Chinese builders are copying on a large scale

Publisher
ČTK
16.02.2013 10:05
China

Beijing

Beijing - In Beijing, a new complex, Wangjing SOHO, is slowly rising above the smog-covered horizon. The trio of graceful office buildings was designed by the world-renowned British architect of Iraqi origin, Zaha Hadid. About 1,400 kilometers further south, the construction of two buildings is rising, whose design looks exactly like the Beijing complex designed by Hadid, wrote The Wall Street Journal.
    The second development company denies that it "copied" the design and even created a slogan for its project in this sense. "We never want to copy," it states on their official website. "We only want to surpass."
    This motto could be the mantra of China's massive architectural boom. To show the scale at which everything is undertaken, the Chinese have embraced the art of imitation—and copying—on a grand scale.
    In recent years, some Chinese developers and even government officials have churned out meticulously copied replicas of the greatest architectural hits of the West, from UNESCO World Heritage sites to pearls from Le Corbusier’s workshop and Manhattan skyscrapers. Paris, California's Orange County, the Swiss town of Interlaken, Amsterdam—all these places have their doubles in China. In Hangzhou, gondolas glide along artificially constructed canals of the "Water City of Venice", which features its own St. Mark's Square and Doge's Palace.
    Last year, developers in Huizhou unveiled a brick-by-brick copied replica of the Austrian village of Hallstatt, complete with cobbled streets, a historic church, and even cafes with sidewalk tables.
    However, the first prize for the most copied building goes to the White House, says Chinese architect Yun Chang, who once headed the architecture department at MIT. This building has served as a model for everything from seafood restaurants to family homes and government offices in Shanghai, Guangzhou, Wenzhou, and Nanjing.
    This copying is not intended to flatter the West, nor is it a certain kind of "self-colonization". Copies are built as evidence of China’s technological advancement, influence, and power. The Chinese take symbols of Western architecture as proof of their own rise and aspirations for global dominance.
    It is a compulsion that has deep roots in Chinese architectural tradition dating back thousands of years. Emperors of the past enjoyed demonstrating their dominance by imitating or copying rival territories, for example, through vast parks featuring flora and fauna brought from distant islands. In the third century BC, the first emperor Qin Shi Huang celebrated the conquest of six rival kingdoms by ordering that exact replicas of their palaces be built in the capital.
    Nowadays, similarly imitated Eiffel Towers and Chrysler Building skyscrapers symbolize China’s power to dominate the world by bringing Europe and the United States onto its territory.
    The traditional Chinese attitude toward imitation or replication may help explain this trend. While Americans look upon imitations with distaste, the Chinese have traditionally adopted a more conciliatory and different approach to them.
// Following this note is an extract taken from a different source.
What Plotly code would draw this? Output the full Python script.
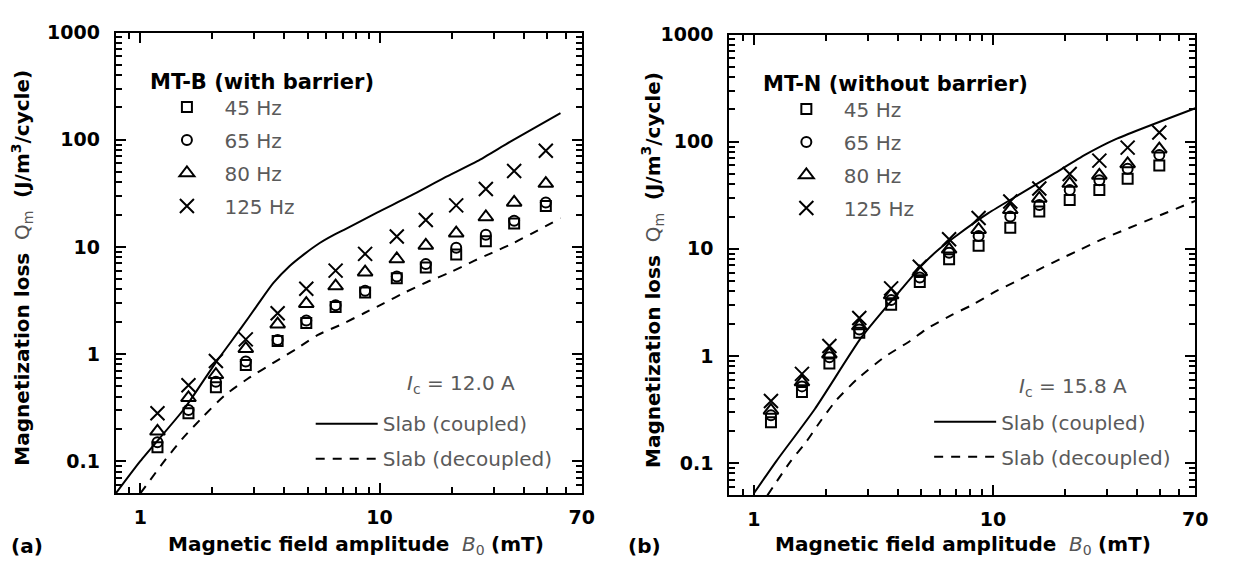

Copying can be valued as a mark of skill and superiority.
    However, the growing Chinese economy, alongside the financial troubles of the European Union and the United States, may lead to a new trend in a new era, where the Chinese begin to imitate their own Forbidden City in Beijing instead of the White House. In some parts of the country, replicas of Chinese symbols are already starting to appear—right next to replicas of Versailles.
    "Chinese people are beginning to realize: 'We have money. We have a lot of money. We are richer than our Western rivals'," says Beijing architecture professor Zhou Zhong.
    So rather than grumble about being copied by the Chinese, the West should start fearing the day when the Chinese stop looking to them for things to imitate.